*WHAT IS EXPECTED:*
Copy each line below in which the string "with" occurs.
___ COLLECTED DATA
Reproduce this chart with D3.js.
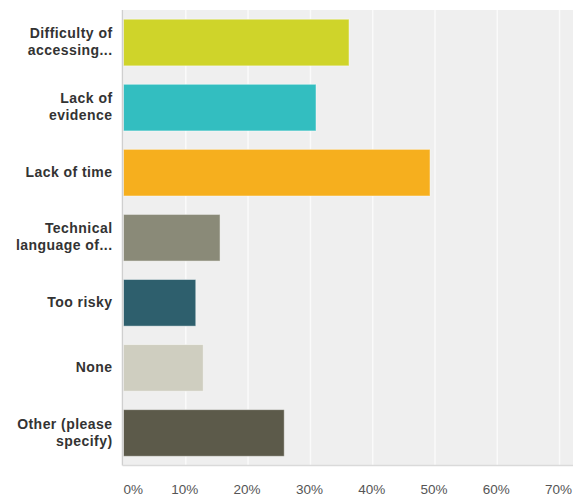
<!DOCTYPE html>
<html>
<head>
<meta charset="utf-8">
<script src="https://cdn.jsdelivr.net/npm/d3@7"></script>
<style>
  html, body { margin: 0; padding: 0; background: #fff; }
  svg { display: block; }
</style>
</head>
<body>
<svg id="chart" width="579" height="501"></svg>
<script>
// Survey answers: barriers to using research
const categories = [
  ["Difficulty of", "accessing..."],
  ["Lack of", "evidence"],
  ["Lack of time"],
  ["Technical", "language of..."],
  ["Too risky"],
  ["None"],
  ["Other (please", "specify)"]
];
const values = [36.2, 30.9, 49.2, 15.5, 11.6, 12.8, 25.8];
const colors = ["#cfd42a", "#33bec0", "#f6af1e", "#8a8a78", "#2e5f6d", "#cfcec0", "#5c5a4a"];
const ticks = [0, 10, 20, 30, 40, 50, 60, 70];

const svg = d3.select("#chart");
const plotLeft = 123.5, plotTop = 10, plotRight = 573, plotBottom = 465.5;

const x = d3.scaleLinear().domain([0, 70]).range([plotLeft, plotLeft + 436.1]);
const y = d3.scaleBand()
  .domain(d3.range(categories.length))
  .range([plotTop, plotBottom])
  .paddingInner(0.283)
  .paddingOuter(0.1415);

// plot background
svg.append("rect")
  .attr("x", plotLeft).attr("y", plotTop)
  .attr("width", plotRight - plotLeft).attr("height", plotBottom - plotTop)
  .attr("fill", "#efefef");

// vertical gridlines
svg.append("g").selectAll("line")
  .data(ticks.slice(1))
  .join("line")
  .attr("x1", d => x(d)).attr("x2", d => x(d))
  .attr("y1", plotTop).attr("y2", plotBottom)
  .attr("stroke", "#fafafa").attr("stroke-width", 1.5);

// bars
svg.append("g").selectAll("rect")
  .data(values)
  .join("rect")
  .attr("x", x(0))
  .attr("y", (d, i) => y(i))
  .attr("width", d => x(d) - x(0))
  .attr("height", y.bandwidth())
  .attr("fill", (d, i) => colors[i])
  .attr("stroke", "rgba(255,255,255,0.45)")
  .attr("stroke-width", 1);

// axis lines
svg.append("line")
  .attr("x1", plotLeft - 1).attr("x2", plotLeft - 1)
  .attr("y1", plotTop).attr("y2", plotBottom)
  .attr("stroke", "#cfcfcf").attr("stroke-width", 1.5);
svg.append("line")
  .attr("x1", plotLeft - 1).attr("x2", plotRight)
  .attr("y1", plotBottom).attr("y2", plotBottom)
  .attr("stroke", "#dadada").attr("stroke-width", 1.5);

// x tick labels (the first one sits flush with the axis)
const xAxis = d3.axisBottom(x).tickValues(ticks).tickFormat(d => d + "%").tickSize(0).tickPadding(0);
const gx = svg.append("g").attr("transform", `translate(-1.5, ${plotBottom + 24})`).call(xAxis);
gx.select(".domain").remove();
gx.selectAll("text")
  .attr("dy", "0.32em")
  .attr("fill", "#555")
  .style("font-family", "Arial, 'Liberation Sans', sans-serif")
  .style("font-size", "13.5px");
gx.selectAll(".tick").filter(d => d === 0).select("text")
  .attr("text-anchor", "start").attr("x", 1);

// category labels
const lab = svg.append("g")
  .style("font-family", "Arial, 'Liberation Sans', sans-serif")
  .style("font-size", "14px")
  .style("font-weight", "bold")
  .style("letter-spacing", "0.45px")
  .attr("fill", "#333")
  .attr("text-anchor", "end");
categories.forEach((lines, i) => {
  const cy = y(i) + y.bandwidth() / 2;
  const lh = 17;
  const t = lab.append("text");
  lines.forEach((ln, j) => {
    t.append("tspan")
      .attr("x", 112.5)
      .attr("y", cy + (j - (lines.length - 1) / 2) * lh)
      .attr("dy", "0.3em")
      .text(ln);
  });
});
</script>
</body>
</html>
______
*FINAL ANSWER:*
Reproduce this chart with D3.js.
// x tick labels (the first one sits flush with the axis)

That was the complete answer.